= Work to be completed =
Return only the lines from the top of the data down to the one that holds "ERR_WL = [300, 350, 400, 450, 500, 550, 600, 650, 700]", both included, without any pictures.
══════════════════════════════
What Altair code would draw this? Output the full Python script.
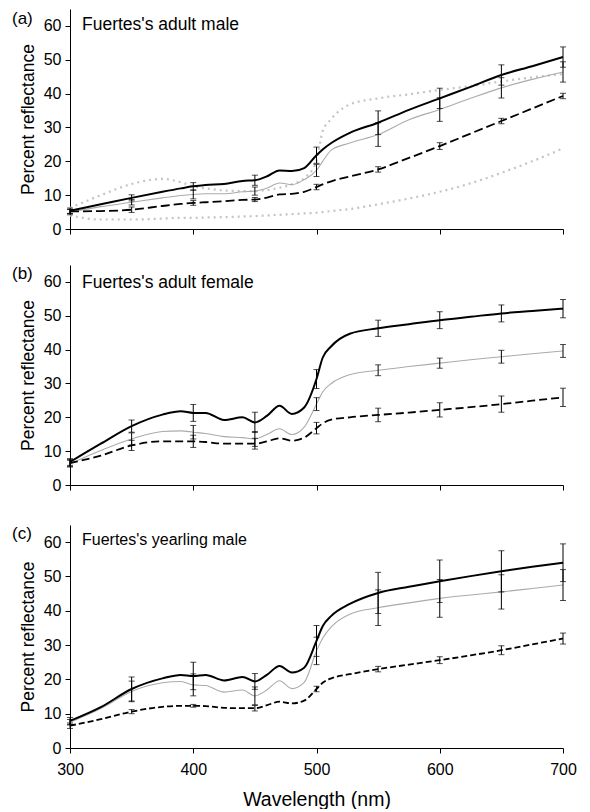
import altair as alt
import pandas as pd

FONT = "Liberation Sans"

# wavelength grid (nm) for the spectra
WL = [300, 325, 350, 375, 390, 400, 410, 425, 440, 450, 460, 470, 480, 490,
      500, 505, 512, 527, 550, 575, 600, 625, 650, 675, 700]
# wavelengths where error bars are drawn
ERR_WL = [300, 350, 400, 450, 500, 550, 600, 650, 700]

PANEL_LABELS = ["(a)", "(b)", "(c)"]
PANEL_TITLES = ["Fuertes's adult male", "Fuertes's adult female", "Fuertes's yearling male"]

# ---- panel (a) ----
A_BLACK = [5.4, 7.3, 9.2, 11.0, 12.0, 12.6, 13.0, 13.3, 14.2, 14.4, 15.6, 17.3, 17.1, 18.0,
           21.8, 23.5, 25.4, 28.4, 31.4, 35.2, 38.6, 42.0, 45.5, 48.1, 50.8]
A_GRAY = [5.0, 6.6, 7.9, 9.2, 9.9, 10.2, 10.4, 10.4, 11.0, 11.2, 12.1, 13.6, 13.1, 14.6,
          17.3, 20.0, 23.3, 25.4, 27.9, 32.3, 35.3, 38.6, 41.7, 44.2, 46.4]
A_DASH = [5.2, 5.3, 5.7, 6.8, 7.4, 7.7, 7.9, 8.2, 8.6, 8.7, 9.3, 10.2, 10.4, 11.0,
          12.4, 13.2, 14.1, 15.5, 17.6, 21.0, 24.5, 28.2, 31.9, 35.6, 39.3]
A_DOT_HI = [6.2, 10.0, 13.3, 14.8, 13.8, 12.6, 12.0, 11.4, 11.2, 11.2, 11.5, 12.2, 13.2, 15.0,
            20.0, 28.9, 32.5, 36.8, 38.6, 39.8, 41.1, 42.2, 43.6, 44.8, 45.8]
A_DOT_LO = [4.0, 2.8, 2.8, 3.1, 3.3, 3.3, 3.4, 3.5, 3.7, 3.8, 4.0, 4.2, 4.4, 4.6,
            4.8, 5.0, 5.3, 5.9, 7.3, 9.0, 11.0, 13.5, 16.6, 20.0, 23.8]
A_BLACK_ERR = [0.8, 0.9, 1.1, 1.5, 2.4, 3.5, 3.0, 3.0, 3.0]
A_GRAY_ERR = [0.8, 0.8, 1.3, 1.2, 1.8, 3.5, 3.5, 3.0, 3.0]
A_DASH_ERR = [0.6, 0.8, 0.7, 0.6, 0.8, 0.8, 1.0, 0.8, 0.8]

# ---- panel (b) ----
B_BLACK = [6.8, 12.2, 17.4, 20.8, 21.8, 21.3, 21.3, 19.2, 20.0, 18.5, 20.5, 23.4, 21.0, 22.9,
           31.3, 37.6, 41.0, 44.7, 46.3, 47.5, 48.7, 49.7, 50.7, 51.4, 52.1]
B_GRAY = [6.3, 10.2, 13.6, 15.8, 16.0, 15.6, 15.2, 14.3, 14.0, 13.6, 15.0, 16.6, 14.9, 17.1,
          23.9, 27.5, 30.0, 32.6, 33.9, 35.0, 36.0, 37.0, 37.9, 38.8, 39.6]
B_DASH = [6.5, 8.7, 11.7, 12.9, 12.9, 12.9, 12.7, 12.2, 12.2, 12.2, 12.9, 13.8, 13.1, 14.0,
          16.8, 18.2, 19.3, 20.0, 20.7, 21.4, 22.2, 23.0, 23.9, 24.9, 25.9]
B_BLACK_ERR = [1.0, 1.8, 2.5, 3.0, 2.8, 2.4, 2.5, 2.5, 2.7]
B_GRAY_ERR = [1.0, 1.8, 2.0, 2.2, 1.9, 1.6, 1.5, 1.9, 1.9]
B_DASH_ERR = [1.0, 1.5, 1.8, 1.6, 1.7, 2.0, 2.1, 2.4, 2.7]

# ---- panel (c) ----
C_BLACK = [7.9, 11.9, 17.2, 20.3, 21.3, 21.0, 21.3, 19.7, 20.7, 19.4, 21.4, 23.9, 22.0, 23.4,
           31.2, 35.5, 38.5, 42.0, 45.2, 47.0, 48.6, 50.1, 51.5, 52.8, 54.0]
C_GRAY = [7.5, 11.5, 16.5, 19.0, 19.4, 18.4, 18.2, 16.3, 16.9, 15.2, 17.0, 19.6, 17.3, 19.1,
          28.3, 32.0, 35.3, 39.0, 40.9, 42.3, 43.6, 44.6, 45.5, 46.5, 47.5]
C_DASH = [6.5, 8.4, 10.6, 12.0, 12.3, 12.3, 12.2, 11.7, 11.6, 11.6, 12.5, 13.5, 13.0, 13.8,
          17.2, 19.0, 20.3, 21.5, 23.0, 24.3, 25.6, 27.0, 28.5, 30.2, 31.9]
C_BLACK_ERR = [1.0, 3.5, 4.0, 2.3, 4.5, 6.0, 6.2, 6.0, 5.5]
C_GRAY_ERR = [0.8, 3.0, 3.2, 2.6, 4.0, 5.2, 5.5, 5.0, 4.5]
C_DASH_ERR = [0.8, 0.6, 0.4, 0.8, 0.8, 0.8, 1.0, 1.3, 1.6]

PANELS = [
    dict(black=A_BLACK, gray=A_GRAY, dash=A_DASH, dots=[A_DOT_HI, A_DOT_LO],
         errs=[(A_BLACK, A_BLACK_ERR), (A_GRAY, A_GRAY_ERR), (A_DASH, A_DASH_ERR)],
         dashpat=[9, 4], height=220, lab_y=10, tit_y=16, bottom=False),
    dict(black=B_BLACK, gray=B_GRAY, dash=B_DASH, dots=[],
         errs=[(B_BLACK, B_BLACK_ERR), (B_GRAY, B_GRAY_ERR), (B_DASH, B_DASH_ERR)],
         dashpat=[8, 4], height=220, lab_y=8.5, tit_y=17.5, bottom=False),
    dict(black=C_BLACK, gray=C_GRAY, dash=C_DASH, dots=[],
         errs=[(C_BLACK, C_BLACK_ERR), (C_GRAY, C_GRAY_ERR), (C_DASH, C_DASH_ERR)],
         dashpat=[6, 3], height=223, lab_y=8.5, tit_y=15, bottom=True),
]

W = 493


def make_panel(i, p):
    common = dict(values=[300, 400, 500, 600, 700], grid=False, domainColor="black",
                  tickColor="black", tickSize=5, labelFont=FONT, labelFontSize=16,
                  labelColor="black", labelPadding=8, labelFlush=False)
    if p["bottom"]:
        xaxis = alt.Axis(labels=True, title="Wavelength (nm)", titleFont=FONT,
                         titleFontSize=19.5, titleFontWeight="normal", titleColor="black",
                         titlePadding=13, **common)
    else:
        xaxis = alt.Axis(labels=False, title=None, **common)
    yaxis = alt.Axis(values=[0, 10, 20, 30, 40, 50, 60], grid=False, domainColor="black",
                     tickColor="black", tickSize=5, labelFont=FONT, labelFontSize=16,
                     labelColor="black", labelPadding=4, title="Percent reflectance",
                     titleFont=FONT, titleFontSize=17.5, titleFontWeight="normal",
                     titleColor="black", titlePadding=6)
    xs = alt.Scale(domain=[300, 700], nice=False, zero=False)
    ys = alt.Scale(domain=[0, 65], nice=False)

    def line_layer(vals, **mk):
        df = pd.DataFrame({"wl": WL, "v": vals})
        return alt.Chart(df).mark_line(interpolate="monotone", **mk).encode(
            x=alt.X("wl:Q", scale=xs, axis=xaxis),
            y=alt.Y("v:Q", scale=ys, axis=yaxis),
        )

    layers = []
    for d in p["dots"]:
        layers.append(line_layer(d, color="#c4c4c4", strokeWidth=2.2, strokeDash=[2, 4]))
    layers.append(line_layer(p["gray"], color="#ababab", strokeWidth=1.1))
    layers.append(line_layer(p["dash"], color="black", strokeWidth=1.8, strokeDash=p["dashpat"]))
    layers.append(line_layer(p["black"], color="black", strokeWidth=2.0))

    rows = []
    for series, err in p["errs"]:
        for w, e in zip(ERR_WL, err):
            m = series[WL.index(w)]
            rows.append({"wl": w, "lo": m - e, "hi": m + e})
    edf = pd.DataFrame(rows)
    base = alt.Chart(edf)
    layers.append(base.mark_rule(color="black", strokeWidth=1).encode(
        x=alt.X("wl:Q", scale=xs, axis=xaxis), y=alt.Y("lo:Q", scale=ys, axis=yaxis), y2="hi:Q"))
    layers.append(base.mark_tick(color="black", orient="horizontal", size=6, thickness=1).encode(
        x=alt.X("wl:Q", scale=xs, axis=xaxis), y=alt.Y("lo:Q", scale=ys, axis=yaxis)))
    layers.append(base.mark_tick(color="black", orient="horizontal", size=6, thickness=1).encode(
        x=alt.X("wl:Q", scale=xs, axis=xaxis), y=alt.Y("hi:Q", scale=ys, axis=yaxis)))

    tdf = pd.DataFrame({"lab": [PANEL_LABELS[i]], "tit": [PANEL_TITLES[i]]})
    layers.append(alt.Chart(tdf).mark_text(align="left", baseline="middle", font=FONT,
                                           fontSize=17, color="black").encode(
        x=alt.value(-58), y=alt.value(p["lab_y"]), text="lab:N"))
    tsize = 17.5 if i < 2 else 16
    layers.append(alt.Chart(tdf).mark_text(align="left", baseline="middle", font=FONT,
                                           fontSize=tsize, color="black").encode(
        x=alt.value(12), y=alt.value(p["tit_y"]), text="tit:N"))

    return alt.layer(*layers).properties(width=W, height=p["height"])


pa, pb, pc = [make_panel(i, p) for i, p in enumerate(PANELS)]

chart = alt.vconcat(
    alt.vconcat(pa, pb, spacing=27),
    pc,
    spacing=31,
).properties(
    padding={"left": 4, "top": 1, "right": 5, "bottom": 0}
).configure_view(stroke=None)

chart.save("out.html", embed_options={"renderer": "svg", "actions": False})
══════════════════════════════
= Response to the exercise =
What Altair code would draw this? Output the full Python script.
import altair as alt
import pandas as pd

FONT = "Liberation Sans"

# wavelength grid (nm) for the spectra
WL = [300, 325, 350, 375, 390, 400, 410, 425, 440, 450, 460, 470, 480, 490,
      500, 505, 512, 527, 550, 575, 600, 625, 650, 675, 700]
# wavelengths where error bars are drawn
ERR_WL = [300, 350, 400, 450, 500, 550, 600, 650, 700]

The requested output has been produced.